– Немножко некрасиво получилось, – сказала мать. – Все подписывали, и я подписала. Ничего страшного. Богатая семейка как-нибудь всё уладит. Главное, чтобы ты у меня в институт поступил.
Я ответил матери: «Да, конечно», но сам ещё несколько дней переваривал сказанное. Кричать на мать и обвинять её в трусости было бессмысленно – ведь поколение моих родителей воспитала советская тоталитарная система. Если эта система въелась тебе в самые кости – что тут поделаешь? Но с каждым днём я всё сильнее ощущал, что ничего общего со своими родителями не имею.
* * *
Мать и отец родили меня в возрасте, когда нормальные люди обычно уже детей не заводят – девяностые отец встретил в возрасте пятидесяти трёх лет, – наверно, у некоторых моих одноклассников дедушкам было примерно столько же, сколько моему папе, за три года до моего рождения ушедшего в запас в звании подполковника. Мама вышла замуж под сорок, это был её первый брак, тогда как у отца – второй, и, похоже, оформлять его он не слишком-то хотел: когда мне случайно попалось на глаза их свидетельство, дата поведала очень многое. Родители оформили отношения, когда ребёнку, то есть мне, было уже полтора года.

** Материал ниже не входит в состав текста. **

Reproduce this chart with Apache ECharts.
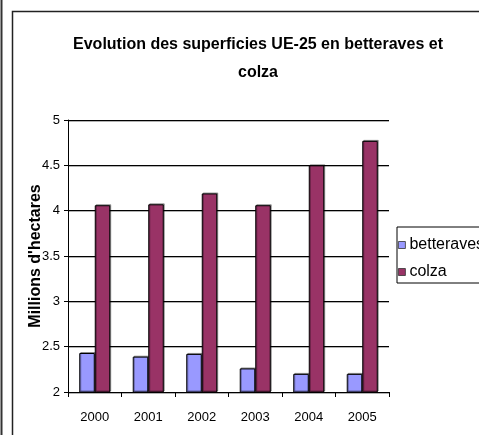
<!DOCTYPE html>
<html>
<head>
<meta charset="utf-8">
<script src="https://cdn.jsdelivr.net/npm/echarts@6/dist/echarts.min.js"></script>
<style>
  html, body { margin: 0; padding: 0; background: #fff; }
  #chart { width: 479px; height: 435px; }
</style>
</head>
<body>
<div id="chart"></div>
<script>
const years = ['2000', '2001', '2002', '2003', '2004', '2005']
const betteraves = [2.43, 2.39, 2.42, 2.26, 2.20, 2.20]
const colza = [4.06, 4.07, 4.19, 4.06, 4.50, 4.77]
const yMin = 2
const yMax = 5
const yStep = 0.5

const font = '"Liberation Sans", Arial, sans-serif'

const chart = echarts.init(document.getElementById('chart'), null, { renderer: 'canvas' })

const barStyle = (color) => ({
  color,
  borderColor: '#000',
  borderWidth: 1,
  shadowColor: 'rgba(0,0,0,0.35)',
  shadowOffsetX: 1,
  shadowOffsetY: -1
})

chart.setOption({
  animation: false,
  textStyle: { fontFamily: font, color: '#000' },
  title: {
    text: 'Evolution des superficies UE-25 en betteraves et\ncolza',
    left: 253,
    top: 26,
    textAlign: 'center',
    textStyle: { fontSize: 16, fontWeight: 'bold', color: '#000', lineHeight: 28 }
  },
  graphic: [
    { type: 'line', shape: { x1: 1.5, y1: 0, x2: 1.5, y2: 435 }, style: { stroke: '#333', lineWidth: 2 } },
    { type: 'polyline', shape: { points: [[12.5, 435], [12.5, 11.5], [479, 11.5]] }, style: { stroke: '#222', fill: null, lineWidth: 1.5 } }
  ],
  legend: {
    orient: 'vertical',
    left: 397,
    top: 227,
    padding: [10, 20, 3, 1],
    itemWidth: 7,
    itemHeight: 7,
    itemGap: 11,
    icon: 'rect',
    borderColor: '#000',
    borderWidth: 1,
    itemStyle: { borderColor: '#333', borderWidth: 0.8, shadowColor: 'transparent' },
    textStyle: { fontSize: 16, lineHeight: 16, color: '#000', padding: [0, 0, 0, -1] },
    data: ['betteraves', 'colza']
  },
  grid: { left: 68, right: 90, top: 120, bottom: 43 },
  xAxis: {
    type: 'category',
    data: years,
    axisLine: { lineStyle: { color: '#000', width: 1 } },
    axisTick: { show: true, length: 5, alignWithLabel: false, lineStyle: { color: '#000' } },
    axisLabel: { fontSize: 13, color: '#000', margin: 19 }
  },
  yAxis: {
    type: 'value',
    min: yMin,
    max: yMax,
    interval: yStep,
    name: "Millions d'hectares",
    nameLocation: 'middle',
    nameGap: 24,
    nameMoveOverlap: false,
    nameTextStyle: { fontSize: 16, fontWeight: 'bold', color: '#000' },
    axisLine: { show: true, lineStyle: { color: '#000', width: 1 } },
    axisTick: { show: true, length: 4, lineStyle: { color: '#000' } },
    axisLabel: { fontSize: 13, color: '#000', margin: 8 },
    splitLine: { lineStyle: { color: '#000', width: 1, shadowColor: 'rgba(0,0,0,0.3)', shadowOffsetY: 1 } }
  },
  series: [
    {
      name: 'betteraves',
      type: 'bar',
      data: betteraves,
      barGap: '0%',
      barCategoryGap: '42%',
      itemStyle: barStyle('#9999ff')
    },
    {
      name: 'colza',
      type: 'bar',
      data: colza,
      barGap: '0%',
      barCategoryGap: '42%',
      itemStyle: barStyle('#993366')
    }
  ]
})
</script>
</body>
</html>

Отец всю жизнь положил на зарабатывание денег, мама – на обеспечение комфорта для меня и отца. В детстве большую часть времени из-за болезни я проводил дома, и у меня имелась прекрасная возможность изучить феномен такого явления, как обычная советско-постсоветская семья. Впечатлений мне хватило, и в детстве я решил: будь что будет, но впускать в свою жизнь чужого человека ради того, чтобы под старость было с кем мучиться, – глупость, и ничего больше. Чёрта с два: когда в наш дом пришла Мария, в моей голове всё перевернулось, и однажды в мае, в день прощания со школой, я сделал ей предложение на школьной волейбольной площадке, а когда меня отвергли – позвал её на повторное свидание. Мы должны были увидеться на этом же самом месте через год.
Сейчас-то я понимаю: в то время я просто поехал крышей, мой чайник дымился и свистел, но, если бы можно было перенести меня назад, в прошлое, я бы, наверное, снова рискнул и сказал ей всё то же самое. Просто потому, что в течение всех двенадцати лет, прожитых без Марии, я ни разу не мог с такой же неколебимой уверенностью сказать про свои чувства к кому-либо, ни разу не добился таких же ярких красок и отчётливых линий, какие окружали меня в те пропитанные утренним солнцем полшестого утра, когда я брёл по пустым московским дворам прочь от спортивной площадки, где мне дали от ворот поворот. Возле провисшей волейбольной сетки осталась стоять женщина; она вынула из меня половину моих жизненных сил, но я был благодарен ей даже за это – ведь то, что я пережил, было мощно!